BARRU - Pernyataan Ketua DPRD Barru, H. Syamsuddin Muhiddin, terkait kasus HRD, anggota DPRD dari Partai Demokrat yang terbukti melanggar kode etik berat, pada 19 September 2025 justru menuai kritik tajam.
Pernyataan tersebut dinilai oleh Kesatuan Aktivis Barru (KIBAR) sebagai alibi yang justru semakin memperjelas dugaan pelanggaran etik oleh Ketua DPRD sendiri.
Menurut KIBAR, tindakan Syamsuddin menunjukkan sikap lemah, lamban, dan inkonsisten dalam menegakkan aturan. Fakta di lapangan menunjukkan bahwa mekanisme pemberhentian HRD tidak dijalankan tepat waktu dan berulang kali dihambat dengan dalih kehati-hatian.
Kronologi Penundaan dan Dalih yang Dipertanyakan
KIBAR merinci beberapa poin penting yang menjadi dasar kritiknya:
* Penundaan Paripurna: Putusan Badan Kehormatan (BK) yang dikeluarkan pada 6 Agustus 2025 seharusnya diumumkan paling lambat 5 hari kerja setelahnya. Namun, pengumuman tersebut baru dilakukan pada 29 Agustus 2025, sebuah penundaan yang dinilai sebagai pengabaian terhadap Tata Tertib (Tatib) DPRD dan Tata Beracara BK.
* Dalih Kehati-hatian yang Menyesatkan: Alasan konsultasi ke Biro Otonomi Daerah (Otoda) dan DPD Partai Demokrat Sulawesi Selatan dianggap KIBAR tidak relevan. Menurut mereka, putusan BK bersifat final dan mengikat tanpa perlu persetujuan eksternal. Penundaan ini justru membuka celah bagi HRD untuk tetap hadir dalam rapat dan menikmati hak-haknya sebagai anggota dewan.
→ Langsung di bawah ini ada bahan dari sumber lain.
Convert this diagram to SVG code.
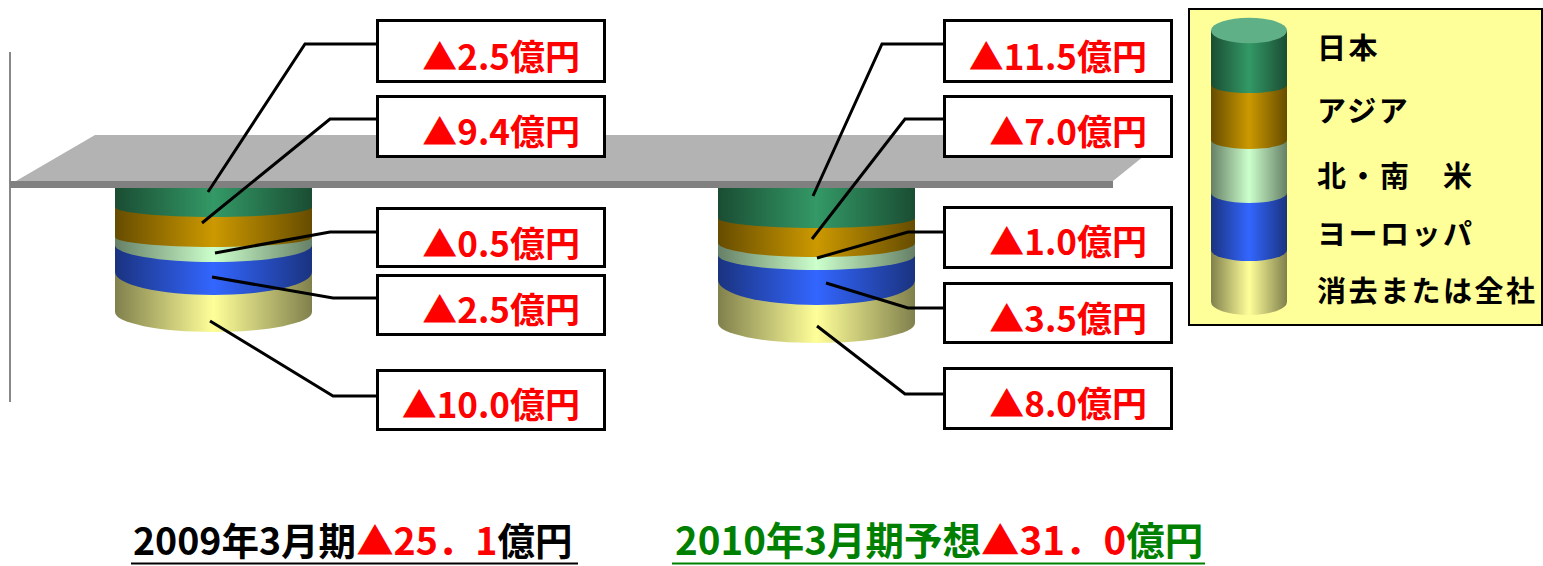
<svg xmlns="http://www.w3.org/2000/svg" width="1543" height="566" viewBox="0 0 1543 566">
<defs>
<linearGradient id="gGreen" x1="0" y1="0" x2="1" y2="0"><stop offset="0" stop-color="#1a4d33"/><stop offset="0.5" stop-color="#339966"/><stop offset="1" stop-color="#1a4d33"/></linearGradient>
<linearGradient id="gOrange" x1="0" y1="0" x2="1" y2="0"><stop offset="0" stop-color="#664c00"/><stop offset="0.5" stop-color="#cc9900"/><stop offset="1" stop-color="#664c00"/></linearGradient>
<linearGradient id="gLight" x1="0" y1="0" x2="1" y2="0"><stop offset="0" stop-color="#668066"/><stop offset="0.5" stop-color="#ccffcc"/><stop offset="1" stop-color="#668066"/></linearGradient>
<linearGradient id="gBlue" x1="0" y1="0" x2="1" y2="0"><stop offset="0" stop-color="#1a3380"/><stop offset="0.5" stop-color="#3366ff"/><stop offset="1" stop-color="#1a3380"/></linearGradient>
<linearGradient id="gYellow" x1="0" y1="0" x2="1" y2="0"><stop offset="0" stop-color="#80804d"/><stop offset="0.5" stop-color="#ffff99"/><stop offset="1" stop-color="#80804d"/></linearGradient>
</defs>
<style>
.box{fill:#fff;stroke:#000;stroke-width:3}
.val{font-family:"Noto Sans CJK JP",sans-serif;font-size:35px;font-weight:700;fill:#ff0000;text-anchor:end}
.leg{font-family:"Noto Sans CJK JP",sans-serif;font-size:29px;font-weight:700;fill:#000;letter-spacing:2.5px}
.lead{fill:none;stroke:#000;stroke-width:3}
.tot{font-family:"Noto Sans CJK JP",sans-serif;font-weight:700}
</style>

<g id="axis"><line x1="10" y1="52" x2="10" y2="402" stroke="#888" stroke-width="2"/></g>

<g id="floor">
<polygon points="16,181 95,135 1170,135 1113,181" fill="#b3b3b3"/>
<rect x="10" y="181" width="1103" height="7" fill="#808080"/>
</g>

<g id="cylinder-2009">
<path d="M115,272 L115,312 A98.5,20 0 0 0 312,312 L312,272 Z" fill="url(#gYellow)"/>
<path d="M115,245 L115,272 A98.5,23 0 0 0 312,272 L312,245 Z" fill="url(#gBlue)"/>
<path d="M115,237 L115,245 A98.5,17 0 0 0 312,245 L312,237 Z" fill="url(#gLight)"/>
<path d="M115,207 L115,237 A98.5,10 0 0 0 312,237 L312,207 Z" fill="url(#gOrange)"/>
<path d="M115,188 L115,207 A98.5,10 0 0 0 312,207 L312,188 Z" fill="url(#gGreen)"/>
</g>

<g id="cylinder-2010">
<path d="M718,280 L718,323 A98.5,20 0 0 0 915,323 L915,280 Z" fill="url(#gYellow)"/>
<path d="M718,255 L718,280 A98.5,25 0 0 0 915,280 L915,255 Z" fill="url(#gBlue)"/>
<path d="M718,243 L718,255 A98.5,15 0 0 0 915,255 L915,243 Z" fill="url(#gLight)"/>
<path d="M718,218 L718,243 A98.5,14 0 0 0 915,243 L915,218 Z" fill="url(#gOrange)"/>
<path d="M718,188 L718,218 A98.5,10 0 0 0 915,218 L915,188 Z" fill="url(#gGreen)"/>
</g>

<g id="connectors">
<polyline class="lead" points="208,192 305,44 378,44"/>
<polyline class="lead" points="202,223 330,119 378,119"/>
<polyline class="lead" points="215,253 330,232 378,232"/>
<polyline class="lead" points="212,277 333,298 378,298"/>
<polyline class="lead" points="210,321 333,396 378,396"/>
<polyline class="lead" points="813,196 882,44 944,44"/>
<polyline class="lead" points="812,239 905,119 944,119"/>
<polyline class="lead" points="817,258 908,232 944,232"/>
<polyline class="lead" points="826,283 908,308 944,308"/>
<polyline class="lead" points="817,326 905,394 944,394"/>
</g>

<g id="label-2009-japan"><rect class="box" x="377.5" y="20.5" width="227" height="61"/><text class="val" x="580" y="70">▲2.5億円</text></g>
<g id="label-2009-asia"><rect class="box" x="377.5" y="96.5" width="227" height="60"/><text class="val" x="580" y="145">▲9.4億円</text></g>
<g id="label-2009-america"><rect class="box" x="377.5" y="208.5" width="227" height="58"/><text class="val" x="580" y="257">▲0.5億円</text></g>
<g id="label-2009-europe"><rect class="box" x="377.5" y="275.5" width="227" height="59"/><text class="val" x="580" y="323">▲2.5億円</text></g>
<g id="label-2009-other"><rect class="box" x="377.5" y="370.5" width="227" height="59"/><text class="val" x="580" y="418">▲10.0億円</text></g>

<g id="label-2010-japan"><rect class="box" x="944.5" y="20.5" width="227" height="61"/><text class="val" x="1147" y="70">▲11.5億円</text></g>
<g id="label-2010-asia"><rect class="box" x="944.5" y="96.5" width="227" height="60"/><text class="val" x="1147" y="145">▲7.0億円</text></g>
<g id="label-2010-america"><rect class="box" x="944.5" y="207.5" width="227" height="60"/><text class="val" x="1147" y="255">▲1.0億円</text></g>
<g id="label-2010-europe"><rect class="box" x="944.5" y="283.5" width="227" height="59"/><text class="val" x="1147" y="332">▲3.5億円</text></g>
<g id="label-2010-other"><rect class="box" x="944.5" y="368.5" width="227" height="60"/><text class="val" x="1147" y="417">▲8.0億円</text></g>

<g id="legend">
<rect x="1189" y="9" width="353" height="316" fill="#ffff99" stroke="#000" stroke-width="2"/>
<path d="M1211,250 L1211,302 A38,13 0 0 0 1287,302 L1287,250 Z" fill="url(#gYellow)"/>
<path d="M1211,193 L1211,250 A38,11 0 0 0 1287,250 L1287,193 Z" fill="url(#gBlue)"/>
<path d="M1211,140 L1211,193 A38,10 0 0 0 1287,193 L1287,140 Z" fill="url(#gLight)"/>
<path d="M1211,85 L1211,140 A38,9 0 0 0 1287,140 L1287,85 Z" fill="url(#gOrange)"/>
<path d="M1211,30.5 L1211,85 A38,8 0 0 0 1287,85 L1287,30.5 Z" fill="url(#gGreen)"/>
<ellipse cx="1249" cy="30.5" rx="38" ry="12.8" fill="#5faf87"/>
<text class="leg" x="1317" y="59">日本</text>
<text class="leg" x="1317" y="122">アジア</text>
<text class="leg" x="1317" y="187">北・南　米</text>
<text class="leg" x="1317" y="245">ヨーロッパ</text>
<text class="leg" x="1317" y="302">消去または全社</text>
</g>

<g id="total-2009">
<text class="tot" x="133" y="555" font-size="37.5"><tspan fill="#000">2009年3月期</tspan><tspan fill="#ff0000">▲25．1</tspan><tspan fill="#000">億円</tspan></text>
<line x1="131" y1="563.5" x2="578" y2="563.5" stroke="#000" stroke-width="2"/>
</g>
<g id="total-2010">
<text class="tot" x="675" y="555" font-size="38.5"><tspan fill="#008000">2010年3月期予想</tspan><tspan fill="#ff0000">▲31．0</tspan><tspan fill="#008000">億円</tspan></text>
<line x1="672" y1="563.5" x2="1205" y2="563.5" stroke="#008000" stroke-width="2"/>
</g>
</svg>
* Potensi Pelanggaran Hukum: Akibat kelalaian ini, HRD tetap menikmati fasilitas kedewanan, yang menurut KIBAR, berpotensi melanggar Undang-Undang Nomor 20 Tahun 2001 tentang Perubahan atas UU Nomor 31 Tahun 1999 tentang Pemberantasan Tindak Pidana Korupsi, Pasal 3, karena dianggap memperkaya orang lain secara melawan hukum.
Ketua DPRD Dinilai Layak Diproses Etik
Berdasarkan fakta-fakta tersebut, KIBAR menilai H. Syamsuddin Muhiddin telah gagal melaksanakan kewajibannya. Ketua KIBAR, Fahrul, menegaskan bahwa Syamsuddin telah melecehkan putusan BK dengan menunda dan mengulur waktu.
"Ketua DPRD Barru, H. Syamsuddin Muhiddin, layak diproses di BK DPRD atas dugaan pelanggaran kode etik dan sumpah janji jabatan, " tegas Fahrul.
Ia juga menambahkan bahwa ada potensi besar bagi Syamsuddin untuk diberhentikan dari jabatannya sebagai Ketua DPRD karena dianggap gagal menjaga marwah lembaga dan tunduk pada kepentingan politik sempit.
"Barru adalah tanah religius. Tidak ada tempat bagi pelaku amoral maupun pimpinan dewan yang abai terhadap aturan, " pungkas Fahrul.
Pernyataan ini menunjukkan bahwa kasus ini bukan hanya masalah administratif, tetapi juga menyentuh nilai-nilai moral dan etika yang dijunjung tinggi oleh masyarakat Barru.
Sebelumnya, dalam pernyataan resminya kepada awak media pada Jumat (19/9/2025), Syamsuddin menyatakan bahwa proses pemberhentian HRD telah dilakukan sesuai dengan mekanisme dan peraturan yang berlaku. Seluruh tahapan telah dilalui secara prosedural.
Menurutnya, pimpinan DPRD Barru telah mengirimkan surat usulan peresmian pemberhentian HRD kepada Bupati Barru pada 17 September 2025.
"Surat tersebut bernomor 100.3.11/713/DPRD dan telah diterima oleh Sekretariat Daerah di hari yang sama", katanya.